= STATED EXERCISE =
Write every line out verbatim and omit the pictures.

= DATA EXTRACT =
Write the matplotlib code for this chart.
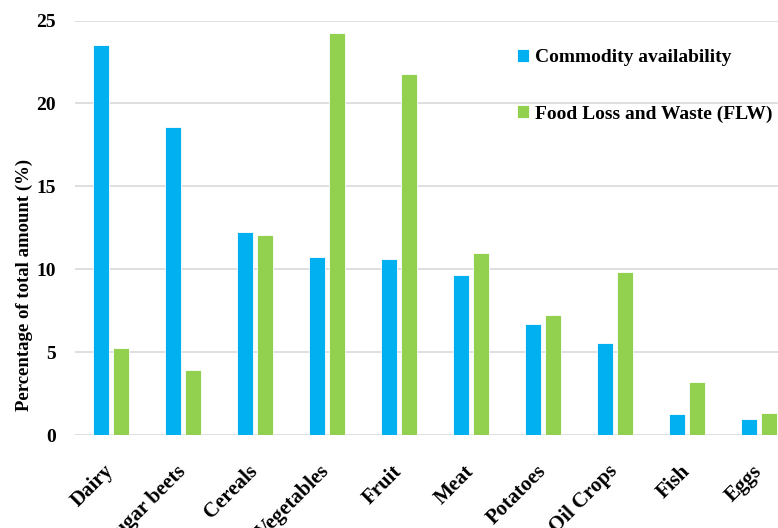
import matplotlib
matplotlib.use("Agg")
import matplotlib.pyplot as plt
import numpy as np

categories = ['Dairy', 'Sugar beets', 'Cereals', 'Vegetables', 'Fruit',
              'Meat', 'Potatoes', 'Oil Crops', 'Fish', 'Eggs']
commodity = [23.55, 18.6, 12.23, 10.72, 10.64, 9.66, 6.70, 5.53, 1.27, 0.95]
flw = [5.23, 3.92, 12.07, 24.24, 21.75, 10.96, 7.26, 9.82, 3.22, 1.35]
yticks = [0, 5, 10, 15, 20, 25]

plt.rcParams['font.family'] = ['Liberation Serif', 'DejaVu Serif']
plt.rcParams['font.weight'] = 'bold'

fig = plt.figure(figsize=(7.78, 5.28), dpi=100)
ax = fig.add_axes([0.0964, 0.176, 0.9254, 0.785])

x = np.arange(len(categories))
w = 0.222
off = 0.142
ax.bar(x - off, commodity, w, color='#00B0F0', edgecolor='white', linewidth=0.6,
       label='Commodity availability', zorder=3)
ax.bar(x + off, flw, w, color='#92D050', edgecolor='white', linewidth=0.6,
       label='Food Loss and Waste (FLW)', zorder=3)

ax.set_xlim(-0.5, len(categories) - 0.5)
ax.set_ylim(0, 25)
ax.set_yticks(yticks)
ax.set_yticklabels([str(t) for t in yticks], fontsize=14, fontweight='bold')
ax.set_xticks(x)
ax.set_xticklabels(categories, rotation=45, ha='right', va='center', rotation_mode='anchor',
                   fontsize=15, fontweight='bold')
ax.tick_params(axis='both', length=0)
ax.tick_params(axis='y', pad=14)
ax.tick_params(axis='x', pad=24)
ax.grid(axis='y', color='#D9D9D9', linewidth=1.2, zorder=0)
for s in ax.spines.values():
    s.set_visible(False)

ax.set_ylabel('Percentage of total amount (%)', fontsize=13.5, fontweight='bold')
ax.yaxis.set_label_coords(0.043, 0.46, transform=fig.transFigure)

ax.legend(loc='upper left', bbox_to_anchor=(0.642, 0.940), bbox_transform=fig.transFigure,
          frameon=False, handlelength=0.62, handleheight=0.62, handletextpad=0.3,
          labelspacing=2.0, prop={'size': 14, 'weight': 'bold'})

fig.savefig('out.png', dpi=100)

= TASK SOLUTION =
Write the matplotlib code for this chart.
import matplotlib
matplotlib.use("Agg")
import matplotlib.pyplot as plt
import numpy as np

categories = ['Dairy', 'Sugar beets', 'Cereals', 'Vegetables', 'Fruit',
              'Meat', 'Potatoes', 'Oil Crops', 'Fish', 'Eggs']
commodity = [23.55, 18.6, 12.23, 10.72, 10.64, 9.66, 6.70, 5.53, 1.27, 0.95]
flw = [5.23, 3.92, 12.07, 24.24, 21.75, 10.96, 7.26, 9.82, 3.22, 1.35]
yticks = [0, 5, 10, 15, 20, 25]

plt.rcParams['font.family'] = ['Liberation Serif', 'DejaVu Serif']
plt.rcParams['font.weight'] = 'bold'

fig = plt.figure(figsize=(7.78, 5.28), dpi=100)
ax = fig.add_axes([0.0964, 0.176, 0.9254, 0.785])

x = np.arange(len(categories))
w = 0.222
off = 0.142
ax.bar(x - off, commodity, w, color='#00B0F0', edgecolor='white', linewidth=0.6,
       label='Commodity availability', zorder=3)
ax.bar(x + off, flw, w, color='#92D050', edgecolor='white', linewidth=0.6,
       label='Food Loss and Waste (FLW)', zorder=3)

ax.set_xlim(-0.5, len(categories) - 0.5)
ax.set_ylim(0, 25)
ax.set_yticks(yticks)
ax.set_yticklabels([str(t) for t in yticks], fontsize=14, fontweight='bold')
ax.set_xticks(x)
ax.set_xticklabels(categories, rotation=45, ha='right', va='center', rotation_mode='anchor',
                   fontsize=15, fontweight='bold')
ax.tick_params(axis='both', length=0)
ax.tick_params(axis='y', pad=14)
ax.tick_params(axis='x', pad=24)
ax.grid(axis='y', color='#D9D9D9', linewidth=1.2, zorder=0)
for s in ax.spines.values():
    s.set_visible(False)

ax.set_ylabel('Percentage of total amount (%)', fontsize=13.5, fontweight='bold')
ax.yaxis.set_label_coords(0.043, 0.46, transform=fig.transFigure)

ax.legend(loc='upper left', bbox_to_anchor=(0.642, 0.940), bbox_transform=fig.transFigure,
          frameon=False, handlelength=0.62, handleheight=0.62, handletextpad=0.3,
          labelspacing=2.0, prop={'size': 14, 'weight': 'bold'})

fig.savefig('out.png', dpi=100)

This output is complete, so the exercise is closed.